Il governo indonesiano, oltre a non far nulla per queste popolazioni, sembra incoraggiare l’esodo verso le città. Città che li accoglieranno facendoli spesso sprofondare nella più totale miseria. Situazione questa che tenderanno spesso a sfuggire spostandosi da un luogo all’altro dell’arcipelago indonesiano in cerca di fortuna. In questo modo essi verranno sempre più a perdere le loro radici religiose e culturali.

 

Note

(1) Non si può parlare propriamente di tribù in quanto esistono differenze sia culturali che linguistiche tra i vari gruppi Batak.
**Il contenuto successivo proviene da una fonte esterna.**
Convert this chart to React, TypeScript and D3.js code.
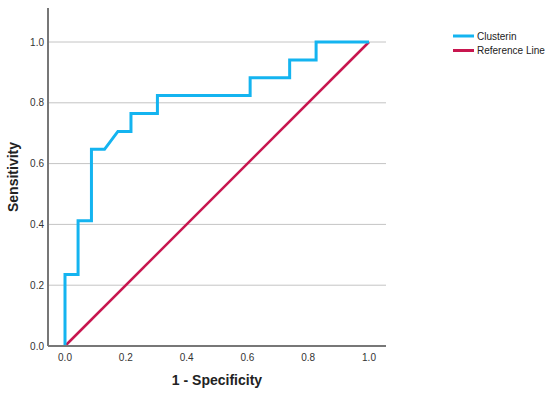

Al gruppo del nord appartengono i Dairi, i Pak-pak e i Karo che abitano il territorio attorno al monte Sinabung, detto il “territorio delle acque pure”, mentre nel sud il gruppo più importante è quello dei Toba.

(2) Ho preferito privilegiare l’ipotesi “sociale” avanzata da Jean Baudrillard anziché quella dell’antropologia classica che intende questo rito come un assimilare la forza vitale del morto, in quanto gli stessi Batak mi hanno specificato che tutta la tribù ne doveva mangiare la carne, la quale per risultare sufficiente veniva mischiata con carne di bufalo. Chiunque si fosse rifiutato sarebbe stato a sua volta divorato. Appare quindi chiaro come lo scopo principale del rito fosse quello della coesione del gruppo in opposizione a chi ne aveva sovvertito le leggi. Si veda Jean Baudrillard, Lo scambio simbolico e la morte, Milano, Feltrinelli, 1980.

(3) Elio Modigliani, Un viaggio a Nias, Milano, Fratelli Treves, 1890, p. 672.